En pratique, au niveau des entreprises, il existe les Services internes de Santé au travail (SIPP), qui comportent obligatoirement un "chef de sécurité", qui a suivi une formation de type technique plus ou moins importante selon l'importance et les risques présentés par une entreprise. Cet "ingénieur de sécurité" peut être entouré d'autres préventeurs, assurant ainsi un début de multidisciplinarité. Ces SIPP peuvent également, c'est facultatif et si l'entreprise est suffisamment grande, comporter un service interne de médecine du travail.

Les entreprises doivent également s'affilier à un Service externe de Prévention et de Protection au travail (SEPP), pour assurer toutes les tâches qu'elles ne peuvent remplir elles-mêmes. Ces SEPP comportent toujours deux sections. Une section multidisciplinaire d'analyse et de gestion des risques (qui comportent l'ensemble des spécialités réglementées de conseillers en prévention), et une section de médecine du travail.

France[modifier | modifier le code]

Article détaillé : Santé au travail en France.

La santé au travail en France a été pensée et organisée au lendemain de la Deuxième Guerre mondiale. La santé était présente pour fabriquer la force de travail, et s'est imposée comme raison d'être de la sécurité sociale. Les syndicats de travail ont exigé une protection de cette force de travail12 : c'est la naissance de la médecine du travail. La santé était au service de l'économie d'entreprise.

Aujourd'hui, la mission première des Services de Santé au Travail en France s'est rapprochée peu à peu d'autres valeurs que celles de la simple action médicale du Médecin du Travail. Il ne s'agit pas de dire que le médecin n'a plus de rôle à jouer, mais qu'il n'est pas le seul acteur : le « manager  » est lui aussi impliqué. L'idée générale est de changer les relations entre le travail et la santé : « le travail fabrique de la santé ».

Les nombreux exemples de catastrophes en termes de santé au travail (SIDA, vache folle, Tchernobyl, hépatite B, ...) ont amené la mise en place du principe de précaution en France. Les juges sont désormais beaucoup plus sévères, et usent de la « faute inexcusable » contre les employeurs. De récentes jurisprudences ont montré l'importance de ce changement (Alsthom 2007 : l'exposition à l'amiante suffit à la condamnation, la maladie n'est pas nécessaire13).

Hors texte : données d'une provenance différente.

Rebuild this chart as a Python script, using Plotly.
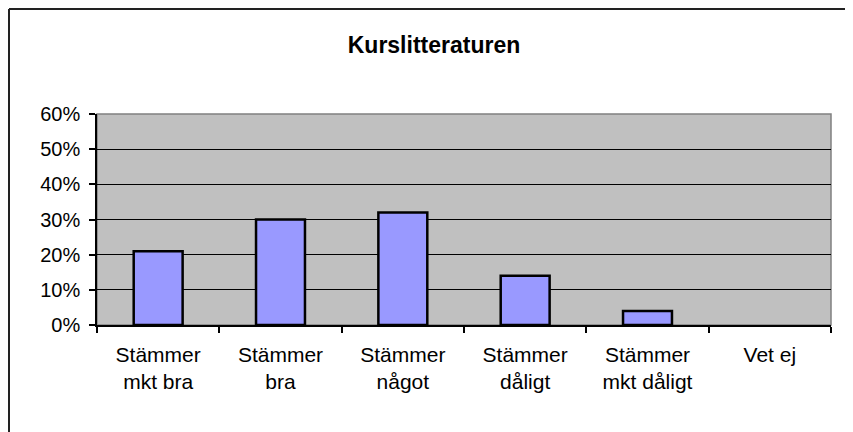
import plotly.graph_objects as go

categories = ["Stämmer<br>mkt bra", "Stämmer<br>bra", "Stämmer<br>något", "Stämmer<br>dåligt", "Stämmer<br>mkt dåligt", "Vet ej"]
values = [0.21, 0.30, 0.32, 0.14, 0.04, 0.0]
y_ticks = [0, 0.1, 0.2, 0.3, 0.4, 0.5, 0.6]
y_tick_labels = ["0%", "10%", "20%", "30%", "40%", "50%", "60%"]
title = "Kurslitteraturen"

# page body has an 8px margin, so figure coordinates = page coordinates - 8
W, H = 845, 424
L, R, T, B = 89, 22, 106, 107
pw, ph = W - L - R, H - T - B

fig = go.Figure(go.Bar(
    x=categories, y=values,
    marker=dict(color="#9999FF",
                line=dict(color="black", width=[2.5 if v > 0 else 0 for v in values])),
    width=0.4,
))

fig.update_layout(
    width=W, height=H,
    margin=dict(l=L, r=R, t=T, b=B, pad=0),
    paper_bgcolor="white",
    plot_bgcolor="#C0C0C0",
    font=dict(family="Liberation Sans, Arial, sans-serif", size=21, color="black"),
    title=dict(text="<b>" + title + "</b>", x=(426 - L) / pw, xref="paper", xanchor="center",
               y=1 - 37 / H, yanchor="middle", font=dict(size=23)),
    showlegend=False,
    bargap=0.6,
    shapes=[
        dict(type="rect", xref="paper", yref="paper", x0=0, x1=1, y0=0, y1=1,
             line=dict(color="#808080", width=1.5), layer="below"),
        dict(type="line", xref="paper", yref="paper", x0=(1 - L) / pw, x1=(W + 5 - L) / pw,
             y0=(H - B - 1) / ph, y1=(H - B - 1) / ph, line=dict(color="#222", width=2)),
        dict(type="line", xref="paper", yref="paper", x0=(1 - L) / pw, x1=(1 - L) / pw,
             y0=(H - B - 1) / ph, y1=(H - B - H - 5) / ph, line=dict(color="#222", width=2)),
    ],
)

fig.update_xaxes(
    type="category",
    showline=True, linecolor="black", linewidth=1.5,
    ticks="outside", tickson="boundaries", ticklen=6, tickcolor="black", tickwidth=1.5,
    ticklabelstandoff=10,
    showgrid=False, tickfont=dict(size=21),
)
fig.update_yaxes(
    range=[0, 0.6],
    tickvals=y_ticks, ticktext=y_tick_labels,
    showline=True, linecolor="black", linewidth=1.5,
    ticks="outside", ticklen=6, tickcolor="black", tickwidth=1.5,
    ticklabelstandoff=5,
    showgrid=True, gridcolor="black", gridwidth=1,
    zeroline=False, tickfont=dict(size=20),
)

fig.write_html("out.html")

La prise en compte de nouveaux risques au travail a ainsi vu le jour : cancérogène, mutagène et reprotoxiquerisques psychosociauxtroubles musculosquelettiques. Leur particularité est qu'ils ne sont pas liés à un métier spécifique, et aussi étendus à la population des cadres. Ils peuvent même ne pas être liés à l'activité de l'entreprise (ex: pandémie grippale).

La relation travail et santé est ainsi devenue un enjeu important pour la France. L'Eurogip évalue par exemple que le coût annuel du stress au travail était en Europe de20 milliards d'euros14. Ainsi, 50 à 60 % des journées de travail perdues seraient liées au stress. Malgré les moyens importants mis en jeu, de nombreuses personnes restent insatisfaites. La prise en compte de la santé au travail devient un enjeu économique.

À cet effet, un consensus général s'établit peu à peu pour changer les modèles. La santé au travail peut être abordée comme un projet, avec une gestion des risques encourus :

  1. proactivité, prévention ;
  2. privilégier les résultats ;
  3. se fonder sur des solutions éprouvées (« evidence based medecine ») ;
  4. comparer les évènements dans le temps ;
  5. surveiller les populations plutôt que les individus ;

La difficulté de la prise en compte de ces changements est l'existence de risques invisibles :

  1. Certains risques sont différés (par incubation, comme le cas de l'amiante) ;
  2. Les risques sont transversaux (exemple de la pandémie grippale) ;
  3. Les expositions ne sont pas tracées (exemple des centrales nucléaires) ;
  4. Les CMS, RPS, TMS ne disposent actuellement pas d'indicateurs en entreprise ;

La volonté actuelle consiste ainsi à faire apparaître l'invisible.